### Exercise prompt
Return all lines with the word "this" in them.

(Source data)
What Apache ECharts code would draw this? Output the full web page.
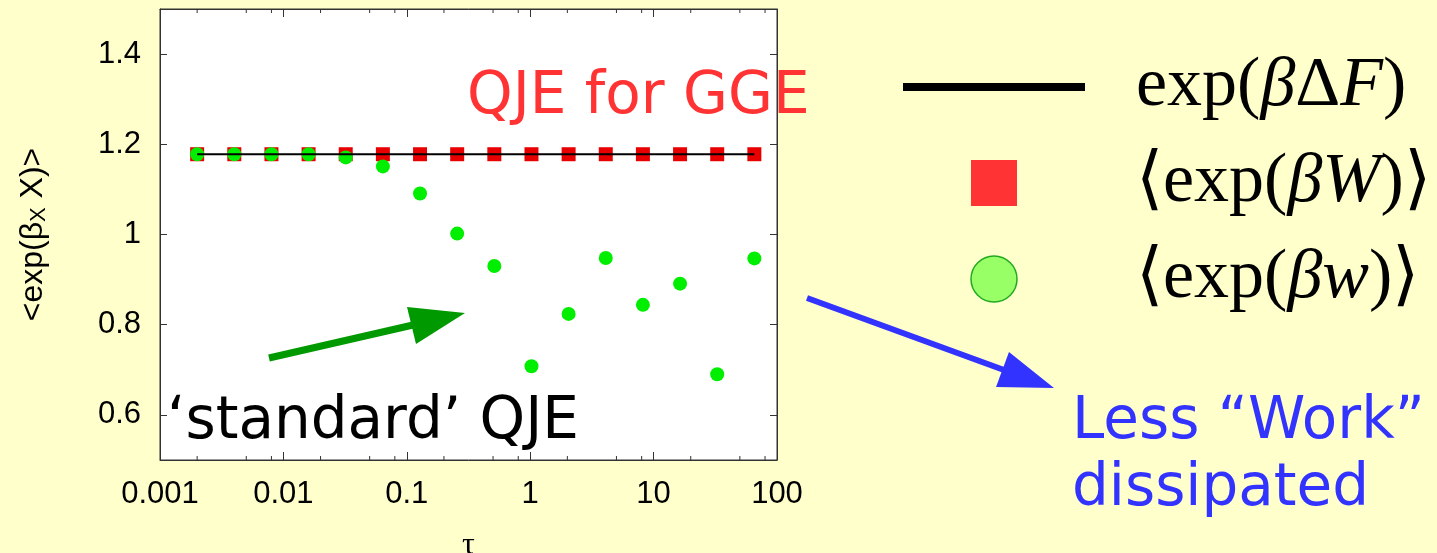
<!DOCTYPE html>
<html>
<head>
<meta charset="utf-8">
<script src="https://cdn.jsdelivr.net/npm/echarts@6/dist/echarts.min.js"></script>
<style>
  html, body { margin: 0; padding: 0; background: #ffffcc; }
  #chart { width: 1437px; height: 553px; }
</style>
</head>
<body>
<div id="chart"></div>
<script>
// Protocol durations (log-spaced, doubling)
const tau = [0.002, 0.004, 0.008, 0.016, 0.032, 0.064, 0.128, 0.256,
             0.512, 1.024, 2.048, 4.096, 8.192, 16.384, 32.768, 65.536];
// exp(beta * DeltaF): constant reference line
const expBetaDeltaF = [1.178, 1.178, 1.178, 1.178, 1.178, 1.178, 1.178, 1.178,
                       1.178, 1.178, 1.178, 1.178, 1.178, 1.178, 1.178, 1.178];
// <exp(beta W)> : generalized work
const expBetaW = [1.178, 1.178, 1.178, 1.178, 1.178, 1.178, 1.178, 1.178,
                  1.178, 1.178, 1.178, 1.178, 1.178, 1.178, 1.178, 1.178];
// <exp(beta w)> : standard work
const expBetaw = [1.178, 1.178, 1.178, 1.178, 1.171, 1.151, 1.091, 1.002,
                  0.930, 0.708, 0.824, 0.948, 0.844, 0.891, 0.690, 0.947];

const xTickLabels = ['0.001', '0.01', '0.1', '1', '10', '100'];
const xMinorTicks = [0.002, 0.005, 0.008, 0.02, 0.05, 0.08, 0.2, 0.5, 0.8,
                     2, 5, 8, 20, 50, 80];
const yTickValues = [0.6, 0.8, 1.0, 1.2, 1.4];
const yMin = 0.5, yMax = 1.5;
const xMin = 0.001, xMax = 100;

const seriesNames = ['exp(βΔF)', '⟨exp(βW)⟩', '⟨exp(βw)⟩'];
const legendRich = {
  'exp(βΔF)': '{g| }{u|exp(}{i|β}{u|Δ}{i|F}{u|)}',
  '⟨exp(βW)⟩': '{g| }{u|⟨exp(}{i|βW}{u|)⟩}',
  '⟨exp(βw)⟩': '{g| }{u|⟨exp(}{i|βw}{u|)⟩}'
};

const chart = echarts.init(document.getElementById('chart'));

const frame = { show: true, onZero: false, lineStyle: { color: '#333', width: 1 } };
const tickFont = { fontFamily: 'Liberation Sans', fontSize: 31, color: '#000' };

function xLabel(v) {
  const idx = Math.round(Math.log10(v) - Math.log10(xMin));
  return xTickLabels[idx] !== undefined ? xTickLabels[idx] : '';
}

chart.setOption({
  animation: false,
  backgroundColor: '#ffffcc',
  grid: {
    left: 160, top: 9, right: 660, bottom: 93,
    outerBoundsMode: 'none', containLabel: false,
    show: true, backgroundColor: '#ffffff', borderColor: '#333', borderWidth: 1
  },
  xAxis: [
    {
      type: 'log', logBase: 10, min: xMin, max: xMax, position: 'bottom',
      name: 'τ', nameLocation: 'middle', nameGap: 70, nameMoveOverlap: false,
      nameTextStyle: { fontFamily: 'Liberation Serif', fontSize: 32, color: '#000' },
      axisLine: frame,
      axisTick: { inside: true, length: 8, lineStyle: { color: '#333' } },
      axisLabel: Object.assign({ margin: 19, formatter: xLabel, showMinLabel: true, showMaxLabel: true }, tickFont),
      splitLine: { show: false }, minorTick: { show: false }
    },
    {
      type: 'log', logBase: 10, min: xMin, max: xMax, position: 'top',
      axisLine: frame,
      axisTick: { inside: true, length: 8, lineStyle: { color: '#333' } },
      axisLabel: { show: false }, splitLine: { show: false }
    }
  ],
  yAxis: [
    {
      type: 'value', min: yMin, max: yMax, position: 'left',
      name: '<exp(β{s|X} X)>', nameLocation: 'middle', nameGap: 110, nameRotate: 90, nameMoveOverlap: false,
      nameTextStyle: {
        fontFamily: 'Liberation Sans', fontSize: 32, color: '#000',
        rich: { s: { fontFamily: 'Liberation Sans', fontSize: 22, color: '#000', verticalAlign: 'bottom', padding: [12, 0, 0, 0] } }
      },
      axisLine: frame,
      axisTick: { customValues: yTickValues, inside: true, length: 7, lineStyle: { color: '#333' } },
      axisLabel: Object.assign({ customValues: yTickValues, margin: 19 }, tickFont),
      splitLine: { show: false }
    },
    {
      type: 'value', min: yMin, max: yMax, position: 'right',
      axisLine: frame,
      axisTick: { customValues: yTickValues, inside: true, length: 7, lineStyle: { color: '#333' } },
      axisLabel: { show: false }, splitLine: { show: false }
    }
  ],
  legend: {
    orient: 'vertical', left: 898, top: 47,
    itemWidth: 182, itemHeight: 46, itemGap: 26,
    selectedMode: false,
    data: [
      { name: seriesNames[0], icon: 'path://M0,0H182V8H0Z', itemStyle: { color: '#000', borderWidth: 0, opacity: 1 } },
      { name: seriesNames[1], icon: 'path://M0,0H46V46H0Z', itemStyle: { color: '#ff3333', borderWidth: 0, opacity: 1 } },
      { name: seriesNames[2], icon: 'circle', itemStyle: { color: '#99ff66', borderColor: '#22aa22', borderWidth: 1.5, opacity: 1 } }
    ],
    formatter: name => legendRich[name],
    textStyle: {
      rich: {
        g: { width: 46 },
        u: { fontFamily: 'Liberation Serif', fontSize: 70, color: '#000', lineHeight: 70 },
        i: { fontFamily: 'Liberation Serif', fontSize: 70, fontStyle: 'italic', color: '#000', lineHeight: 70 }
      }
    }
  },
  series: [
    {
      // minor log ticks along the bottom and top edges
      type: 'custom', silent: true, xAxisIndex: 0, yAxisIndex: 0, z: 1,
      data: xMinorTicks.map(v => [v, yMin]),
      renderItem(params, api) {
        const b = api.coord([api.value(0), yMin]);
        const t = api.coord([api.value(0), yMax]);
        const st = { stroke: '#333', lineWidth: 1 };
        return {
          type: 'group', children: [
            { type: 'line', shape: { x1: b[0], y1: b[1], x2: b[0], y2: b[1] - 4 }, style: st },
            { type: 'line', shape: { x1: t[0], y1: t[1], x2: t[0], y2: t[1] + 4 }, style: st }
          ]
        };
      }
    },
    {
      name: seriesNames[1], type: 'scatter', symbol: 'rect', symbolSize: 14, z: 2,
      itemStyle: { color: '#e80000', opacity: 1 },
      data: tau.map((t, i) => [t, expBetaW[i]])
    },
    {
      name: seriesNames[2], type: 'scatter', symbol: 'circle', symbolSize: 14, z: 3,
      itemStyle: { color: '#00ee00', opacity: 1 },
      data: tau.map((t, i) => [t, expBetaw[i]])
    },
    {
      name: seriesNames[0], type: 'line', showSymbol: false, symbol: 'none', z: 4,
      color: '#000', lineStyle: { color: '#000', width: 2 },
      data: tau.map((t, i) => [t, expBetaDeltaF[i]])
    }
  ],
  graphic: [
    { type: 'text', x: 467, y: 98, z: 10,
      style: { text: 'QJE for GGE', fill: '#ff3333', fontFamily: 'DejaVu Sans', fontSize: 58, align: 'left', verticalAlign: 'middle' } },
    { type: 'text', x: 167, y: 423, z: 10,
      style: { text: '‘standard’ QJE', fill: '#000', fontFamily: 'DejaVu Sans', fontSize: 58, align: 'left', verticalAlign: 'middle' } },
    { type: 'text', x: 1072, y: 423, z: 10,
      style: { text: 'Less “Work”', fill: '#3333ff', fontFamily: 'DejaVu Sans', fontSize: 58, align: 'left', verticalAlign: 'middle' } },
    { type: 'text', x: 1072, y: 490, z: 10,
      style: { text: 'dissipated', fill: '#3333ff', fontFamily: 'DejaVu Sans', fontSize: 58, align: 'left', verticalAlign: 'middle' } },
    // green arrow
    { type: 'line', z: 10, shape: { x1: 269, y1: 358, x2: 413, y2: 325 },
      style: { stroke: '#009900', lineWidth: 7 } },
    { type: 'polygon', z: 10, shape: { points: [[407, 307], [416, 344], [465, 313]] },
      style: { fill: '#009900' } },
    // blue arrow
    { type: 'line', z: 10, shape: { x1: 807, y1: 298, x2: 1004, y2: 370 },
      style: { stroke: '#3333ff', lineWidth: 6 } },
    { type: 'polygon', z: 10, shape: { points: [[1009, 352], [996, 387], [1054, 388]] },
      style: { fill: '#3333ff' } }
  ]
});
</script>
</body>
</html>
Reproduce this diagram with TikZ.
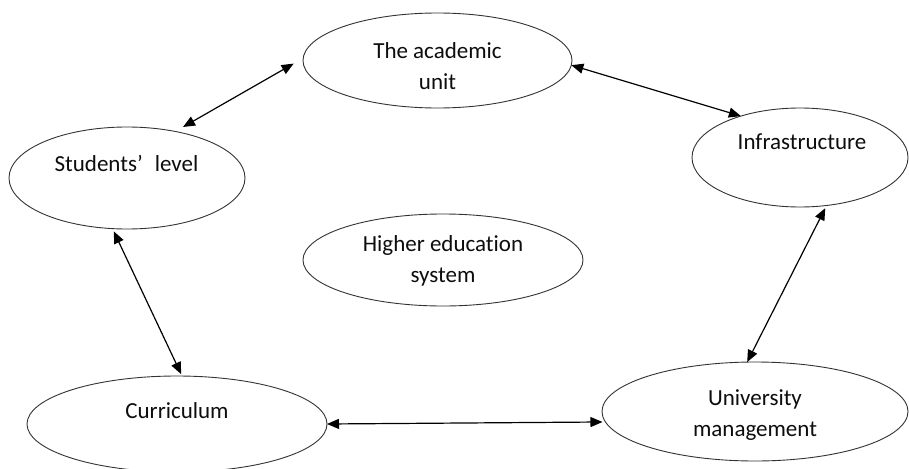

### In response
What Apache ECharts code would draw this? Output the full web page.
Reproduce this diagram with TikZ.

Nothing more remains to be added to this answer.